To me, it seems that a commonplace objection to formally complex music (odd time signatures, "non-idiomatic" harmonies, etc.) is "What's the point?" The point of writing such music, I think, is to provide a framework within which musicians are forced to be creative, to respond to musical challenges that require unconventional or novel approaches to rhythm, melody, and harmony. Miles Okazaki mentioned this week that one effect of writing challenging music is to create a situation where musicians can't rely on devices that they've worked out in practice rooms and that they've come to rely on over standards and more familiar settings. It's related to his dictum on practicing: "If you sound good, you're probably doing it wrong." Although the Nabokov analogy only goes so far—the first adjective that comes to mind to describe his writing is "polished," which is the opposite of most improvisations over challenging music—the notion of a hidden formal framework, like in the form of a premise or conceit relating to rhythm, has been helpful for me when reflecting on what it is I imagine progressive musicians today are thinking about when approaching composition and trying to "push the music forward," to use a hackneyed but pretty apropos phrase.

The professor of this Nabokov class, Leland de la Durantaye, also mentioned something interesting regarding a "school" of experimental French writers in the 50s and 60s, known as the "Oulipo" group. He recalled how Georges Perec, the most famous proponent of this group of writers, wrote an entire novel (a couple hundred pages) in French without using the letter "e," which would be challenging in English, but is even more so in French (such is the drawback to having so many silent vowels). This kind of a literary challenge, called a lipogram, wasn't unheard of, but Perec published the novel, La disparition, without letting anybody know that he had written the novel with this formal constraint. Interestingly, no critics noticed that the most common letter in French was missing.

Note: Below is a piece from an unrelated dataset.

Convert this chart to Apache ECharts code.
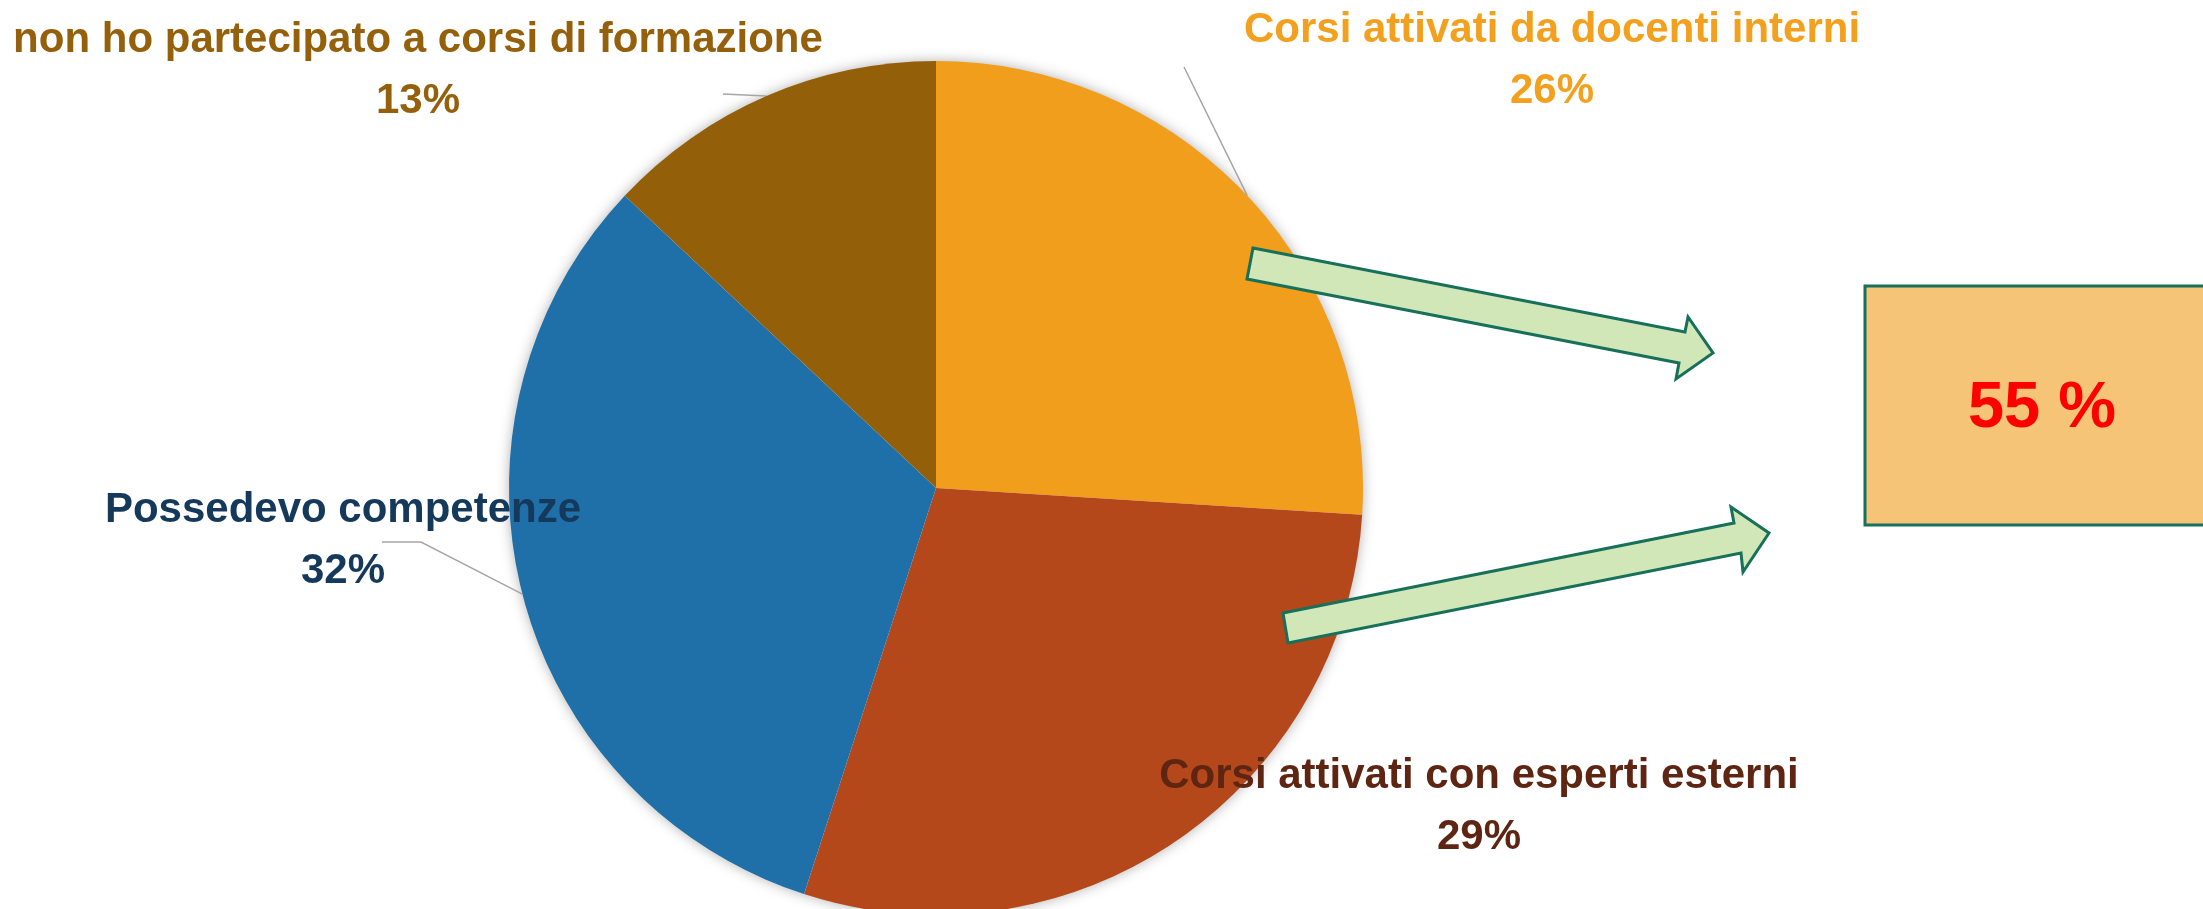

What's important here isn't that Perec accomplished some great technical feat, but that he pushed himself to be as resourceful and creative as possible to operate under such a hidden formal framework; in the same way, groups like Fieldwork create music that operates under some formal challenge—often a challenging time signature—but disguise this and attempt to create meaningful music under these constraints. I think it works well, and dispels the notion of elitist music that's "challenging for the sake of being challenging." It's music that is challenging for the sake of forcing musicians to explore uncharted territory and, in the process, produce music that is fresh and original, which is not to say polished necessarily, but at the very least something that we haven't heard before—to use Vijay Iyer's words, music that is "unique to its moment of creation."

***As an addendum, another point to be made about seemingly challenging music is that from one perspective, it might be considered "needlessly complex," but on the other hand, a lot of music that seems that way is really just unfamiliar. This is especially true for odd time signatures—as Miles and others pointed out, there's nothing intrinsically more challenging about playing in 5 or 7 or 21 than in 4—but also for other harmonic schemes or modes of playing.